Wales made history as they recorded a stunning 13-12 second-Test victory over South Africa in Bloemfontein.
t was Wales’ first win against the Springboks on South African soil, ending 58 years of hurt and arriving at the 12th attempt.
After suffering an agonising three-point defeat in last weekend’s series opener, Wayne Pivac’s team made no mistake at the second time of asking and set up a Cape Town decider next Saturday.
Springboks head coach Jacques Nienaber’s decision to make 14 changes backfired – he rested World Cup winners like Siya Kolisi, Faf de Klerk and Cheslin Kolbe – as Wales triumphed through Josh Adams’ 78th-minute try that Gareth Anscombe converted from the touchline.
Anscombe and Wales captain Dan Biggar kicked earlier penalties, while Handre Pollard booted four penalties for the Springboks.
Alun Wyn Jones was yellow-carded for the second successive game – although it appeared a harsh call for hands in the ruck – and it looked like it could be a frustrating defeat for Wales, yet they finished in style as Anscombe held his nerve.
Wales, who saw Biggar and wing Alex Cuthbert go off injured, had lost 11 successive Tests in South Africa, stretching back to 1964.
But just over three months after losing at home to Italy, they stunned the world champions.
The game lacked sparkle and attacking invention – unlike last weekend’s 32-29 thriller in Pretoria – yet Wales will not care a jot.
Wing Alex Cuthbert returned to Wales’ starting line-up as a solitary change from the first Test, replacing Adams, while uncapped Saracens prop Sam Wainwright was on the bench.
Nienaber retained only lock Eben Etzebeth, but returning star names such as Pollard and former World Player of the Year Pieter-Steph du Toit were notable arrivals in the three-match series.
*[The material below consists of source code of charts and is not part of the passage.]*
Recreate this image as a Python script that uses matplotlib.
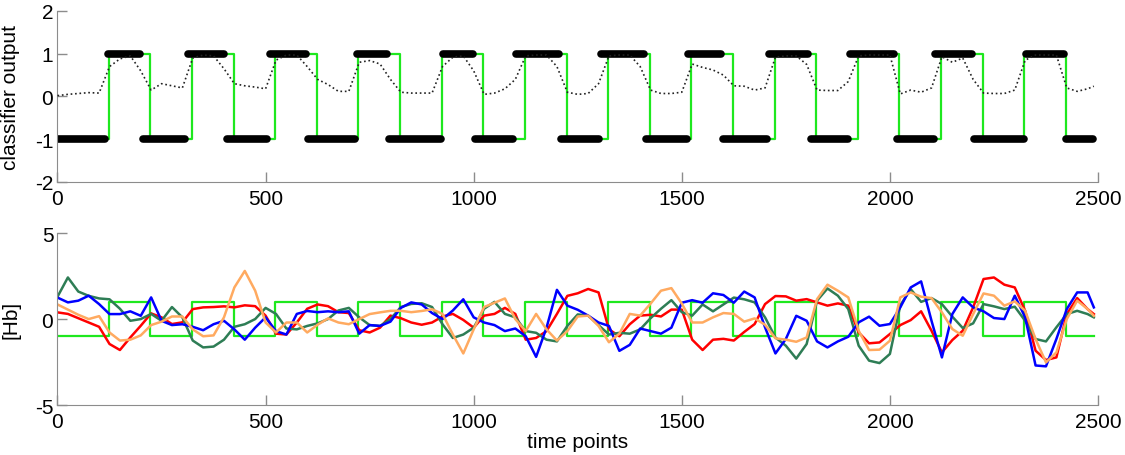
import numpy as np
import matplotlib
matplotlib.use("Agg")
import matplotlib.pyplot as plt

plt.rcParams['font.family'] = ['Liberation Sans', 'DejaVu Sans']
plt.rcParams['axes.unicode_minus'] = False

# --- data ---
# task blocks (green square wave): onsets, each block lasts 100 time points
block_onsets = [123, 323, 523, 723, 923, 1123, 1323, 1523, 1723, 1923, 2123, 2323]
block_len = 100
t_end = 2490

# predicted class segments (thick black)
pred_start = [0, 122, 205, 313, 407, 511, 603, 719, 797, 927, 1003, 1102, 1210,
              1307, 1414, 1515, 1600, 1709, 1810, 1904, 2016, 2109, 2203, 2328, 2424]
pred_end = [113, 198, 307, 400, 503, 596, 714, 792, 922, 998, 1094, 1204, 1302,
            1408, 1512, 1595, 1704, 1804, 1900, 2011, 2107, 2197, 2323, 2419, 2489]
pred_level = [-1, 1, -1, 1, -1, 1, -1, 1, -1, 1, -1, 1, -1,
              1, -1, 1, -1, 1, -1, 1, -1, 1, -1, 1, -1]

# sample times for the continuous curves
t = [0, 25, 50, 75, 100, 125, 150, 175, 200, 225, 250, 275, 300, 325, 350, 375,
     400, 425, 450, 475, 500, 525, 550, 575, 600, 625, 650, 675, 700, 725, 750,
     775, 800, 825, 850, 875, 900, 925, 950, 975, 1000, 1025, 1050, 1075, 1100,
     1125, 1150, 1175, 1200, 1225, 1250, 1275, 1300, 1325, 1350, 1375, 1400,
     1425, 1450, 1475, 1500, 1525, 1550, 1575, 1600, 1625, 1650, 1675, 1700,
     1725, 1750, 1775, 1800, 1825, 1850, 1875, 1900, 1925, 1950, 1975, 2000,
     2025, 2050, 2075, 2100, 2125, 2150, 2175, 2200, 2225, 2250, 2275, 2300,
     2325, 2350, 2375, 2400, 2425, 2450, 2475, 2490]

# continuous classifier output (dotted)
clf_out = [0.02, 0.05, 0.07, 0.09, 0.08, 0.70, 0.88, 0.95, 0.60, 0.15, 0.30, 0.25,
           0.20, 0.90, 0.97, 0.95, 0.65, 0.30, 0.25, 0.22, 0.18, 0.85, 0.97, 0.97,
           0.70, 0.40, 0.28, 0.12, 0.12, 0.80, 0.84, 0.76, 0.40, 0.10, 0.08, 0.08,
           0.08, 0.70, 0.92, 0.95, 0.60, 0.05, 0.08, 0.18, 0.40, 0.95, 0.97, 0.97,
           0.70, 0.10, 0.05, 0.07, 0.30, 0.95, 0.97, 0.97, 0.70, 0.15, 0.07, 0.07,
           0.10, 0.76, 0.68, 0.62, 0.50, 0.25, 0.24, 0.15, 0.20, 0.92, 0.95, 0.95,
           0.75, 0.15, 0.14, 0.14, 0.35, 0.95, 0.97, 0.97, 0.97, 0.06, 0.15, 0.10,
           0.20, 0.93, 0.80, 0.90, 0.40, 0.08, 0.07, 0.07, 0.15, 0.85, 0.97, 0.97,
           0.97, 0.20, 0.12, 0.18, 0.24]

# [Hb] channels
hb_red = [0.39, 0.30, 0.05, -0.20, -0.45, -1.45, -1.80, -1.07, -0.39, 0.33, 0.10,
          -0.29, -0.19, 0.58, 0.68, 0.70, 0.74, 0.68, 0.80, 0.75, 0.20, -0.85,
          -0.90, -0.20, 0.60, 0.85, 0.75, 0.40, 0.35, -0.65, -0.78, -0.50, 0.20,
          0.05, -0.20, -0.33, -0.20, 0.15, 0.30, -0.05, -0.50, 0.20, 0.30, 0.65,
          0.30, -1.20, -1.10, -0.70, 0.30, 1.35, 1.50, 1.75, 1.55, -0.60, -1.00,
          -0.30, 0.20, 0.25, 0.15, 0.55, 0.55, -1.20, -1.80, -1.20, -1.15, -1.25,
          -0.75, -0.29, 0.87, 1.34, 1.32, 1.07, 1.16, 0.97, 0.78, 0.91, 0.78,
          -0.78, -1.41, -1.36, -0.87, -0.35, -0.06, 0.45, -0.68, -1.94, -1.22,
          -0.68, 0.68, 2.33, 2.42, 2.00, 1.84, 0.48, -1.84, -2.38, -2.23, 0.29,
          1.22, 0.58, 0.29]
hb_dkgreen = [1.30, 2.42, 1.60, 1.35, 1.20, 1.15, 0.60, -0.10, 0.00, 0.30, -0.10,
              0.70, 0.10, -1.25, -1.65, -1.60, -1.20, -0.45, -0.30, 0.00, 0.65,
              0.30, -0.55, -0.60, -0.40, -0.25, 0.00, 0.50, 0.65, 0.10, -0.35,
              -0.40, 0.00, 0.70, 0.88, 0.92, 0.70, -0.30, -1.10, -0.90, -0.50,
              0.60, 1.00, 0.30, 0.10, -0.70, -0.80, -1.20, -1.30, -0.40, 0.27,
              0.20, -0.35, -0.90, -0.80, -0.85, -0.60, 0.05, 0.60, 1.10, 0.40,
              0.20, 0.85, 0.45, 0.85, 1.25, 1.15, 0.97, 0.10, -1.07, -1.55, -2.30,
              -1.45, 1.07, 1.78, 1.36, 0.58, -1.55, -2.42, -2.56, -2.03, 0.80,
              1.74, 1.00, 1.22, 0.87, 0.14, -0.52, -0.25, 0.87, 0.74, 0.58, 0.72,
              -0.10, -1.16, -1.30, -0.48, 0.29, 0.48, 0.29, 0.10]
hb_blue = [1.25, 0.97, 1.07, 1.36, 0.87, 0.29, 0.29, 0.45, 0.19, 1.26, -0.10,
           -0.35, -0.30, -0.45, -0.65, -0.30, -0.10, -0.60, -1.20, -0.50, 0.10,
           -0.70, -0.90, 0.30, 0.47, 0.40, 0.45, 0.40, 0.45, -0.85, -0.35, -0.40,
           -0.15, 0.65, 0.97, 0.85, 0.35, 0.00, 0.50, 1.15, 0.10, -0.20, -0.35,
           -0.70, -0.55, -1.00, -2.20, -0.50, 1.70, 0.78, 0.54, 0.20, -0.20,
           -0.40, -1.85, -1.50, -0.55, -0.70, -0.85, -0.50, 0.95, 1.10, 0.95,
           1.50, 1.40, 0.95, 1.60, 1.26, -0.48, -2.00, -1.16, 0.19, -0.10, -1.30,
           -1.65, -1.30, -1.03, -0.19, 0.14, -0.39, -0.29, 0.68, 1.84, 2.19,
           -0.10, -2.23, 0.29, 1.26, 0.68, 0.45, 0.06, 0.00, 1.36, 0.10, -2.70,
           -2.75, -1.16, 0.58, 1.55, 1.55, 0.68]
hb_orange = [0.85, 0.55, 0.25, 0.00, 0.17, -0.78, -1.25, -1.20, -0.95, -0.35,
             -0.15, 0.15, 0.15, -0.60, -1.00, -0.95, 0.10, 1.84, 2.80, 1.65,
             -0.20, -0.78, -0.20, -0.20, -0.78, -0.33, 0.04, -0.20, -0.30, 0.00,
             0.29, 0.39, 0.48, 0.48, 0.40, 0.47, 0.57, 0.30, -0.90, -2.00, -0.60,
             0.70, 0.95, 1.20, 0.00, -0.70, 0.30, -0.60, -1.25, -0.70, 0.15, 0.20,
             -0.40, -1.35, -0.85, 0.30, 0.20, 0.90, 1.65, 1.80, 0.90, -0.20, -0.20,
             0.10, 0.35, 0.30, -0.15, 0.04, -0.33, -1.12, -1.20, -1.32, -1.07,
             1.16, 2.00, 1.65, 1.26, -0.68, -1.80, -1.78, -1.26, 1.26, 1.55, 1.30,
             1.22, 0.39, -0.58, -0.97, 0.29, 1.49, 1.36, 0.78, 1.03, 0.48, -1.16,
             -2.52, -1.94, 0.00, 1.07, 0.58, 0.19]

# --- build the task square wave from the onsets ---
sq_x = [0]
sq_y = [-1]
for on in block_onsets:
    off = on + block_len
    sq_x += [on, on, off, off]
    sq_y += [-1, 1, 1, -1]
sq_x.append(t_end)
sq_y.append(-1)

task_green = '#1EE81E'
axis_grey = '#8c8c8c'
fs = 15


def style_axes(ax):
    ax.spines['top'].set_visible(False)
    ax.spines['right'].set_visible(False)
    ax.spines['left'].set_color(axis_grey)
    ax.spines['bottom'].set_color(axis_grey)
    ax.tick_params(direction='in', length=7, width=1, color=axis_grey,
                   labelsize=fs, labelcolor='black')
    ax.tick_params(axis='y', pad=3)
    ax.tick_params(axis='x', pad=5)
    ax.set_xlim(0, 2500)
    ax.set_xticks([0, 500, 1000, 1500, 2000, 2500])
    ax.yaxis.set_label_coords(-0.036, 0.5)


fig = plt.figure(figsize=(11.25, 4.56), dpi=100)
ax1 = fig.add_axes([0.0511, 0.5987, 0.9249, 0.375])
ax2 = fig.add_axes([0.0511, 0.1096, 0.9249, 0.377])

# top: classifier output
ax1.plot(sq_x, sq_y, color=task_green, lw=1.6, zorder=1)
for s, e, lev in zip(pred_start, pred_end, pred_level):
    ax1.plot([s, e], [lev, lev], color='black', lw=5.5,
             solid_capstyle='round', zorder=2)
ax1.plot(t, clf_out, color='#222222', ls=':', lw=1.2, zorder=3)
ax1.set_ylim(-2, 2)
ax1.set_yticks([-2, -1, 0, 1, 2])
ax1.set_ylabel('classifier output', fontsize=fs)
style_axes(ax1)

# bottom: [Hb]
ax2.plot(sq_x, sq_y, color=task_green, lw=1.6, zorder=1)
ax2.plot(t, hb_red, color='#ff0000', lw=1.8, zorder=2)
ax2.plot(t, hb_dkgreen, color='#2e7d55', lw=1.8, zorder=2)
ax2.plot(t, hb_blue, color='#0000ff', lw=1.8, zorder=2)
ax2.plot(t, hb_orange, color='#ffaa60', lw=1.8, zorder=2)
ax2.set_ylim(-5, 5)
ax2.set_yticks([-5, 0, 5])
ax2.set_ylabel('[Hb]', fontsize=fs)
ax2.set_xlabel('time points', fontsize=fs, labelpad=1)
style_axes(ax2)

fig.savefig('out.png', dpi=100)
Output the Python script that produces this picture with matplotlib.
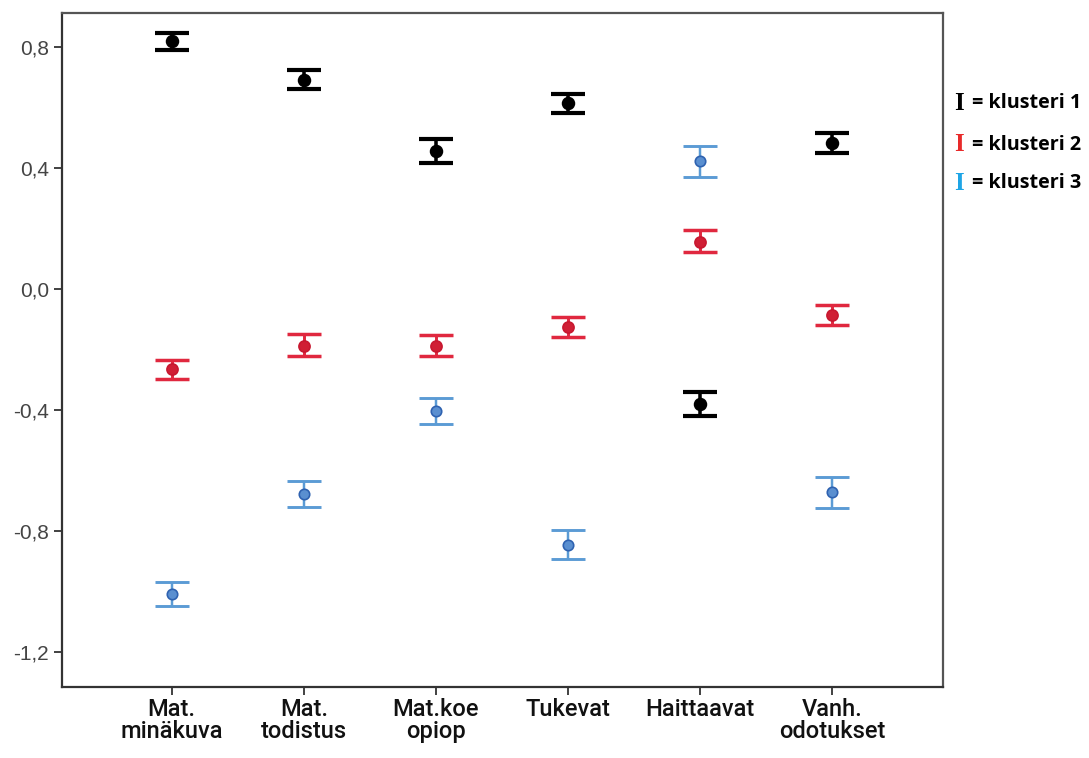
import numpy as np
import matplotlib.pyplot as plt

# muuttujat (x-akseli)
labels = ['Mat.\nminäkuva', 'Mat.\ntodistus', 'Mat.koe\nopiop', 'Tukevat', 'Haittaavat', 'Vanh.\nodotukset']

# klusterikeskiarvot ja luottamusvälit (ala, ylä)
k1_mean = [0.820, 0.693, 0.456, 0.616, -0.380, 0.483]
k1_low = [0.792, 0.662, 0.417, 0.582, -0.418, 0.452]
k1_high = [0.848, 0.726, 0.497, 0.645, -0.341, 0.516]

k2_mean = [-0.264, -0.189, -0.189, -0.123, 0.158, -0.084]
k2_low = [-0.297, -0.220, -0.221, -0.156, 0.125, -0.117]
k2_high = [-0.233, -0.148, -0.150, -0.092, 0.197, -0.051]

k3_mean = [-1.008, -0.677, -0.402, -0.845, 0.425, -0.670]
k3_low = [-1.046, -0.720, -0.445, -0.891, 0.373, -0.723]
k3_high = [-0.969, -0.635, -0.360, -0.795, 0.475, -0.619]

yticks = [0.8, 0.4, 0.0, -0.4, -0.8, -1.2]

plt.rcParams['font.family'] = ['Liberation Sans', 'DejaVu Sans']

fig = plt.figure(figsize=(10.89, 7.58), dpi=100)
ax = fig.add_axes([0.057, 0.094, 0.809, 0.889])

x = np.arange(len(labels))

series = [
    (k1_mean, k1_low, k1_high, 'black', 'black', 'black', 3.0, 8.5),
    (k2_mean, k2_low, k2_high, '#e0283f', '#d01f35', '#c81830', 2.5, 8),
    (k3_mean, k3_low, k3_high, '#5b9bd5', '#5a8fd0', '#2f62b0', 2.1, 7.5),
]

for mean, low, high, ecol, fcol, mec, lw, ms in series:
    mean = np.array(mean)
    yerr = np.vstack([mean - np.array(low), np.array(high) - mean])
    ax.errorbar(x, mean, yerr=yerr, fmt='none', ecolor=ecol, elinewidth=lw * 0.85,
                capsize=12, capthick=lw, zorder=3)
    ax.plot(x, mean, 'o', ms=ms, mfc=fcol, mec=mec, mew=1.2, zorder=4)

ax.set_xlim(-0.83, 5.84)
ax.set_ylim(-1.314, 0.914)
ax.set_yticks(yticks)
ax.set_yticklabels([f'{v:.1f}'.replace('.', ',') for v in yticks],
                   fontsize=15, color='#444444')
ax.set_xticks(x)
ax.set_xticklabels(labels, fontsize=17, fontweight='medium', color='#111111',
                   linespacing=0.95, family=['Roboto', 'Liberation Sans'])

for s in ax.spines.values():
    s.set_color('#555555')
    s.set_linewidth(1.6)
ax.spines['left'].set_color('#333333')
ax.spines['bottom'].set_color('#333333')
ax.tick_params(axis='both', direction='out', length=6, width=1.3, color='#333333')
ax.tick_params(axis='x', pad=2)

# selite oikealla
leg = [('klusteri 1', 'black', 0.864), ('klusteri 2', '#e82a2a', 0.809),
       ('klusteri 3', '#1ea5e6', 0.758)]
for name, col, yy in leg:
    fig.text(0.876, yy, 'I', color=col, fontsize=18, fontweight='bold',
             family='Liberation Serif', va='center')
    fig.text(0.893, yy, '= ' + name, color='black', fontsize=14.2,
             fontweight='bold', family=['Open Sans', 'DejaVu Sans'], va='center')

fig.savefig('out.png', dpi=100, facecolor='white')
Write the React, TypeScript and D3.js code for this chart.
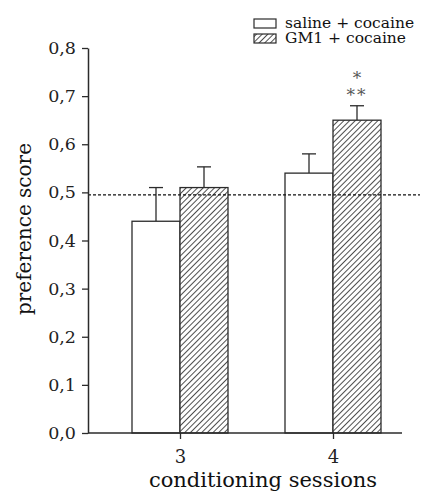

South Africa infringed from the kick-off, with flanker Du Toit offending, and Biggar kicked Wales into a 3-0 lead.
The Springboks soon found momentum, though, with Test debutants Kurt-Lee Arendse and number eight Evan Roos threatening Wales’ line before Pollard booted an equalising penalty.
Biggar then missed a long-range penalty, and a cagey opening saw both sides resembling sparring boxers.
Wales suffered an injury blow when Cuthbert made a 17th-minute exit, and Adams – top try-scorer at the 2019 World Cup – took over from him.
Roos continued to be a handful for Wales’ defence, and South Africa’s forwards established a degree of momentum that meant the tourists spent a long spell inside their own 22.
But Wales’ defensive organisation, aligned to superb work at the breakdown from flanker Tommy Reffell, meant South Africa could find no way through and it remained all square.
Wales had weathered a storm, with Leicester forward Reffell’s towering work being matched by the efforts of his back-row colleagues Dan Lydiate and Taulupe Faletau.
Both teams had half-chances, but defences dominated to such an extent that errors were forced, with Springboks and Harlequins centre Andre Esterhuizen dropping a straightforward midfield pass.
An attritional first half ended with no addition to the early scoring, and Wales still very much in the hunt as they targeted a series-levelling victory.
Pivac sent on scrum-half Tomos Williams instead of Kieran Hardy for the second period, while Nienaber introduced hooker Malcolm Marx and prop Vincent Koch.
Cuthbert, meanwhile, had his arm in a sling on the sidelines, while Biggar took a hefty blow on his shoulder before continuing after treatment.
Pollard kicked South Africa into the lead with a 43rd-minute penalty, before Biggar missed a comfortable chance for a marksman of his quality.
Biggar left the action and was replaced by Anscombe after 52 minutes, while Pollard completed his penalty hat-trick for a 9-3 advantage.
Wales then saw Jones sin-binned, but it was a tough decision by referee Angus Gardner and his officiating team.
Jones protested his innocence before leaving the field, and a fourth Pollard penalty put South Africa nine points clear, but substitutes Adams and Anscombe had the final dramatic say and the Springboks were silenced.